Do you ever get the feeling that everything in America is completely fucked?
In the late eighties there was a great deal of nostalgia for the sixties. There was something in the air, thanks to the interminable “it was 20 years ago today” celebrations of the Summer of Love. I was born in 1968, so was a product of flower power, yet I felt a sense of frustration about the generation that had come before. The idealism of the sixties and seventies sense of equality, liberty and fraternity seemed washed-out and sold-out in the wake of neo-liberalism’s finest hour. The prophets and the visionaries were wearing business suits and for Generation X there was a moribund sense that we’d missed the boat. At the time, I remember many cultural commentators speculating on the potential emergence of The Next Big Thing. Something was going to emerge that was shiny, new and promising. There were new drugs. There were consumer gadgets. There was The Stone Roses. It was the sixties coming back all over again, but with better cars, ecstasy and energy-effiecient heating.
PUMP UP THE VOLUME articulates the feelings of that period perfectly. Christian Slater plays Mark, a shy kid who has reluctantly moved to Arizona from the East coast, because his dad has become the local education commissioner. He is so shy that he is only able to communicate to his fellow students through the anonymous character of Happy Harry Hard-on who broadcasts from his bedroom via a short-wave radio broadcast. In his radio persona he is able to articulate his feelings about the world – particularly the confined universe of the school and how the sterility of the system has left his generation disenfranchised. He talks of being exhausted by a decade of no one to look up to. All of the baby-boomers have sold-out. His main inspiration comes from Lenny Bruce’s ‘How to talk dirty and influence people’: his routine includes an extended simulation of wanking.
It is the masturbation that captures the ears of his peers who, thanks to word-of-mouth, begin to hang on his every word. He begins to act like an agony uncle, asking his listeners to write in with their problems. When a fellow shy student asks whether he should kill himself ‘Harry’ fails to talk him out of it. The subsequent moral-panic from the adults inflames a witch-hunt to get Harry off the air. The character that Mark created in his bedroom to alleviate his loneliness, suddenly becomes a call to arms to the students – ‘steal the air’, ‘so be it’ and express yourself!
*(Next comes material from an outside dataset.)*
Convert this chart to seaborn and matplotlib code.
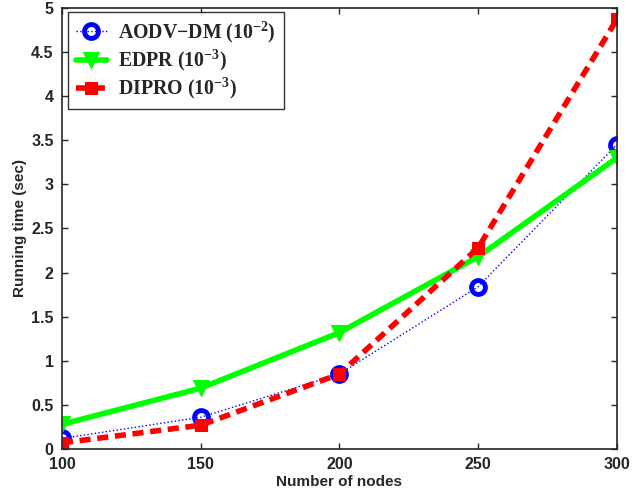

Rather than the more solipsistic approach of Ferris Bueller, Mark not only appeals to his listeners to liberate themselves from the conformist roles imposed on them by the regime of school, he actually provides a means of doing it: the prim, high-achiever puts her pearls and many diplomas in the microwave, causing it to inexplicably to explode – they always seemed so dangerous back then. The shockwaves are felt throughout the school, destabilising the head teacher who is driven to maintain the schools reputation by weeding out the trouble-makers and excluding them from the school. Her sharp practises are exposed as a kind of ‘gaming’ of the SATS system and she ultimately faces her comeuppance.
The touchstone for all teen movies must be Nicolas Ray’s ground-breaking REBEL WITHOUT A CAUSE (1955). It wasn’t the first – thanks to the rise of the b-pictures, cinemas were awash with the likes of TEENAGE DEVIL DOLLS and TEENAGE CRIMEWAVE, but Ray’s film had the production values and budget of Warners and attempted to address teen-agers with a sense of empathy and understanding rather than a didactic tone. Its influence and longevity was helped by the death of James Dean, its star, days before its release. He remains an icon of cool. His characterisation of Jim Stark hit a chord with the youth of the fifties in a manner that still resonates and I think there’s something of Dean in Slater – Stark is also a kid from out of town trying to find his way through relationships.
PUMP UP THE VOLUME is all but forgotten. Moyle went on to produce the more mainstream EMPIRE RECORDS (1995), where the staff of an independent record store fight off a take-over by the all-consuming mega-store. He clearly had an ear for the prevailing moods in popular youth culture. In retrospect, the central premise of PUMP UP THE VOLUME seems remarkably prescient: The anonymity of the internet allows the modern teenager the chance to play with the social construction of themselves to their peers, too bad that today’s Happy Harry Hard-ons are spending their time wanking rather than rebelling.
As for that feeling that ‘something’ – anything – new is going to emerge that’s going to shake the world like the summer of 68 … well, we’re still waiting.